CX training at FIF continues to target all staff members from the C-suite to the front line and includes a mandatory annual e-learning refresher course for all employees. The identified purpose of these training activities is twofold: to ensure every employee understands why CX is at the core of a successful future for the company and to motivate employees to commit to CX and develop the skills required to lead the company's transformation, irrespective of job position.

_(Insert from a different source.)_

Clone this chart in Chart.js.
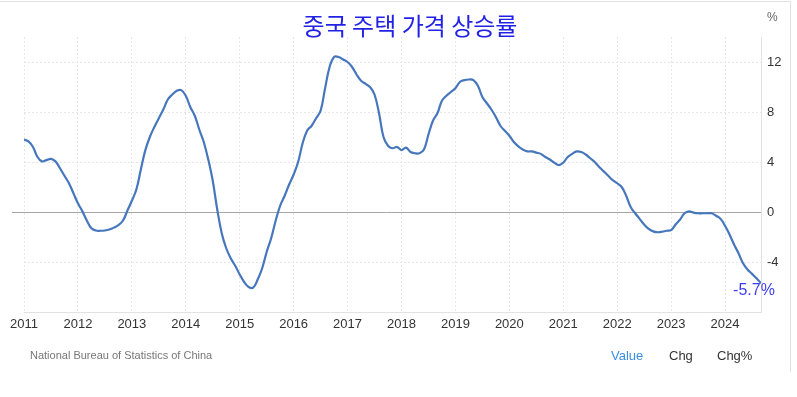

One of the most critical skills we identified is empathic listening to develop stronger connections with customers and understand their experience, emotions, and needs more fully. Our brand essence—creating brighter futures for our clients, both internal and external, through warmth, trust, and responsible banking—served as the starting point for the instructional design process. It articulates what we stand for and what the brand must represent for our customers. But while our brand essence is well known to all our employees, representing it in everyday CX interactions requires commitment. That's why the training program targeting managers and supervisors concludes with an exercise during which learners create a vision for how they want to be as CX leaders who serve other staff—so the staff, in turn, can deliver an excellent experience to our external clients.

CX behaviors

To promote the desired outcomes, our training courses emphasize the behavioral aspect of workplace learning, focusing on identifying a set of behaviors to guide staff in transforming daily work situations into opportunities to deliver excellent CX. We established a set of seven CX behaviors representing our brand essence, each one broken down into descriptors to support the learner's understanding of what each of the behaviors looks like in practice (see sidebar below). Focusing on behaviors rather than on learning objectives during the instructional design process facilitated the content development enormously. Learners are taught about the behavioral effort needed to build new habits essential to becoming effective CX leaders.

Critical to the success of FIF's CX transformation was company leadership establishing it as a global priority and enabling champions around the network to bring it to life. While there were many cross-functional efforts under way, the investment of time and money in designing training courses for our employees was central to ensuring the change was sustainable through behavior change. These changes and initiatives would not have been possible without the CX training all staff received.

What truly made a difference in transforming the global organization was the support the L&D function received from senior management and leaders while designing the CX training program. The training is now being shared with peers in the microfinance industry as a best practice example of how staff training that emphasizes behavioral change supports an organization's cultural transformation.